I had gone out in company with
Major North, and watched them make a "surround." Twenty Pawnees,
circling a herd, killed thirty-two buffaloes.
As they were cutting up the animals, another herd appeared. The Pawnees
were getting ready to surround it, when I asked Major North to keep
them back to let me show them what I could do. He did as I requested. I
knew Buckskin Joe was a good buffalo horse, and, feeling confident that
I would astonish the Indians, I galloped in among the herd. I did
astonish them. In less than a half-mile run I dropped thirty-six,
killing a buffalo at nearly every shot.
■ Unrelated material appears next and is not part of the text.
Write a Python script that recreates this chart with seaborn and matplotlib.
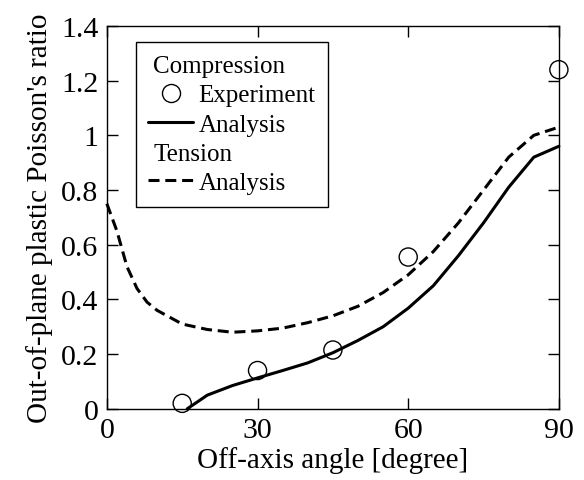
import matplotlib
matplotlib.use("Agg")
import matplotlib.pyplot as plt
from matplotlib.lines import Line2D
import seaborn as sns
import pandas as pd

# Experimental data (compression)
exp_angle = [15, 30, 45, 60, 90]
exp_ratio = [0.02, 0.14, 0.215, 0.555, 1.24]

# Analysis (compression)
comp_angle = [16, 20, 25, 30, 35, 40, 45, 50, 55, 60, 65, 70, 75, 80, 85, 90]
comp_ratio = [0.0, 0.05, 0.085, 0.113, 0.14, 0.168, 0.205, 0.25, 0.30, 0.368,
              0.45, 0.56, 0.68, 0.81, 0.92, 0.96]

# Analysis (tension)
ten_angle = [0, 2, 4, 6, 8, 10, 15, 20, 25, 30, 35, 40, 45, 50, 55, 60, 65, 70, 75, 80, 85, 90]
ten_ratio = [0.75, 0.65, 0.52, 0.44, 0.39, 0.36, 0.31, 0.29, 0.28, 0.285, 0.295, 0.315,
             0.34, 0.375, 0.425, 0.49, 0.575, 0.68, 0.80, 0.92, 1.0, 1.03]

x_ticks = [0, 30, 60, 90]
y_ticks = [0, 0.2, 0.4, 0.6, 0.8, 1.0, 1.2, 1.4]
y_tick_labels = ["0", "0.2", "0.4", "0.6", "0.8", "1", "1.2", "1.4"]

sns.set_style("ticks")
plt.rcParams['font.family'] = ['Liberation Serif', 'DejaVu Serif']
plt.rcParams['text.color'] = 'black'
plt.rcParams['axes.labelcolor'] = 'black'
plt.rcParams['xtick.color'] = 'black'
plt.rcParams['ytick.color'] = 'black'

DASH = (0, (3.6, 1.9))

fig = plt.figure(figsize=(5.84, 4.81), dpi=100)
ax = fig.add_axes([0.183, 0.148, 0.774, 0.796])

df_comp = pd.DataFrame({"angle": comp_angle, "ratio": comp_ratio})
df_ten = pd.DataFrame({"angle": ten_angle, "ratio": ten_ratio})
df_exp = pd.DataFrame({"angle": exp_angle, "ratio": exp_ratio})

sns.lineplot(data=df_ten, x="angle", y="ratio", ax=ax, color="black", linewidth=2.2,
             clip_on=False, zorder=3)
ax.lines[-1].set_linestyle(DASH)
sns.lineplot(data=df_comp, x="angle", y="ratio", ax=ax, color="black", linewidth=2.2,
             clip_on=False, zorder=3)
sns.scatterplot(data=df_exp, x="angle", y="ratio", ax=ax, marker="o", s=170,
                facecolor="none", edgecolor="black", linewidth=1.0, clip_on=False, zorder=4)

ax.set_xlim(0, 90)
ax.set_ylim(0, 1.4)
ax.set_xticks(x_ticks)
ax.set_xticklabels([str(t) for t in x_ticks])
ax.set_yticks(y_ticks)
ax.set_yticklabels(y_tick_labels)
ax.tick_params(direction="in", length=8, width=1, top=True, right=True,
               labelsize=21.5, pad=6, colors="black", labelcolor="black")
for s in ax.spines.values():
    s.set_linewidth(1.0)
    s.set_color("black")
    s.set_zorder(5)

ax.set_xlabel("Off-axis angle [degree]", fontsize=21, labelpad=2, color="black")
ax.set_ylabel("Out-of-plane plastic Poisson's ratio", fontsize=21, labelpad=6, color="black")

headers = ["Compression", "Tension"]
handles = [
    Line2D([], [], linestyle="none"),
    Line2D([], [], linestyle="none", marker="o", markersize=13, markerfacecolor="none",
           markeredgecolor="black", markeredgewidth=1.0),
    Line2D([], [], color="black", linewidth=2.2),
    Line2D([], [], linestyle="none"),
    Line2D([], [], color="black", linewidth=2.2, linestyle=DASH),
]
labels = ["Compression", "Experiment", "Analysis", "Tension", "Analysis"]
leg = ax.legend(handles, labels, loc="upper left", bbox_to_anchor=(0.064, 0.958),
                borderaxespad=0, fontsize=18, frameon=True, fancybox=False,
                edgecolor="black", framealpha=1, handlelength=1.8, handletextpad=0.2,
                labelspacing=0.27, borderpad=0.5, numpoints=1)
leg.get_frame().set_linewidth(1.0)
for t in leg.get_texts():
    t.set_color("black")
try:
    for col in leg._legend_handle_box.get_children():
        for row in col.get_children():
            da, ta = row.get_children()
            if ta.get_text() in headers:
                da.width = 0
except Exception:
    pass

fig.savefig("out.png", dpi=100)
The dead animals were strung
out over the prairie less than fifty feet apart. This manner of killing
greatly pleased the Indians. They called me "Big Chief," and thereafter
I had a high place in their esteem.
We soon left the camp and took a westward course up the Republican
River. Major North, with two companies of his Pawnees, and Colonel
Royal, with two or three companies of cavalry, made a scout north of
the river.
After making camp on the Blacktail Deer Fork we observed a band of
Indians coming over the prairie at full gallop, singing and yelling and
waving their lances and long poles. We first supposed them to be the
hostile Sioux, and for a few moments all was excitement. But the
Pawnees, to our surprise, made no effort to go out to attack them.